There are many factors that have contributed to this feeling of “information overload” in the last decade. But this isn’t a new phenomenon. As writing became more common in Ancient Greece, Plato decried that “this discovery will create forgetfulness in the learner’s soul.” European scholars felt the abundance of books created by Gutenberg’s printing press was ruinous, even comparing it to an epidemic. And of course there’s the World Wide Web, with its ever growing glut of content and big data.
While writing and books aren’t bad-mouthed anymore (though this may depend on where you are), the age of the Internet may actually be the wave that really overwhelms us. Plato could never have imagined a constant stream of information flashing before your eyes in every waking moment. How can you make sure the content you produce is engaging?

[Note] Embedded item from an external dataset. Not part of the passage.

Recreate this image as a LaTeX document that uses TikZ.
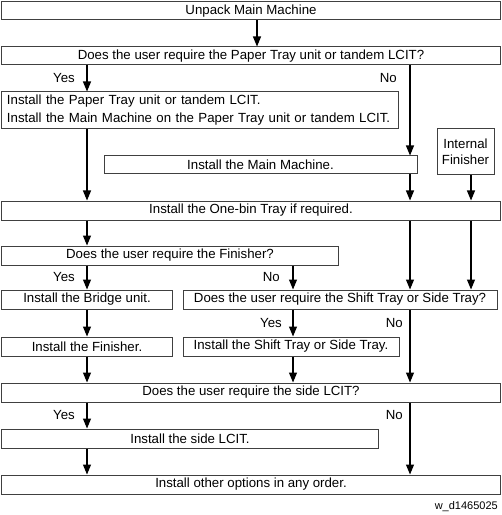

Recommendations make navigating the world a little easier. Trusting something is easier knowing it has good reviews or that a friend actively enjoys it. Recommendation systems like Netflix’s movie recommendations or Spotify’s Discover Weekly are a much valued part of their respective platform. It is worth delving into how your work is being recommended – not just shared – especially if you’re in the process of crafting viral strategies. The future of big data is intelligent Recommendation AI that are capable of using all the data that’s out there about what others are reading and enjoying and using that data to recommend relating and engaging content. As machine learning and AI takes off, staying on top of the revolution is something I’d highly recommend.
No more clickbait
I have a bad habit of oversubscribing to email lists. If it seems tangentially related to something I’m interested or doing, I think “why not?” One of my favorites is CBInsights newsletter which focuses on analyzing the data of private companies and their markets. And my favorite thing about them is that their emails is that the subject line sounds natural. As a conscious consumer of content on the internet, I’m more likely to stay engaged if I don’t feel actively manipulated by what I’m looking at. Be cognizant of the articles you’re putting out and make sure they’re trying to provide real value; not just clicks.
Steal like an artist
Poet and author Austin Rheon’s book Steal Like an Artist lives on my coffee table. It’s small and square and very black, in fact its actual shape looks very artsy and creative. Rheon’s book has an interesting thesis – nothing is completely original and all creative work builds on what came before. And this artsy looking book that I originally bought for its looks holds a capital T Truth. Through the noise of all the information, anybody who cares about putting their work on the internet should be constantly stealing. Their is modern-day Library of Alexandria at all of our fingertips and this way, the Information Age is a blessing. There is so much to take from that there will always be a chance of finding inspiration. The web is full of great content, help showcase some of it by retweeting/curating.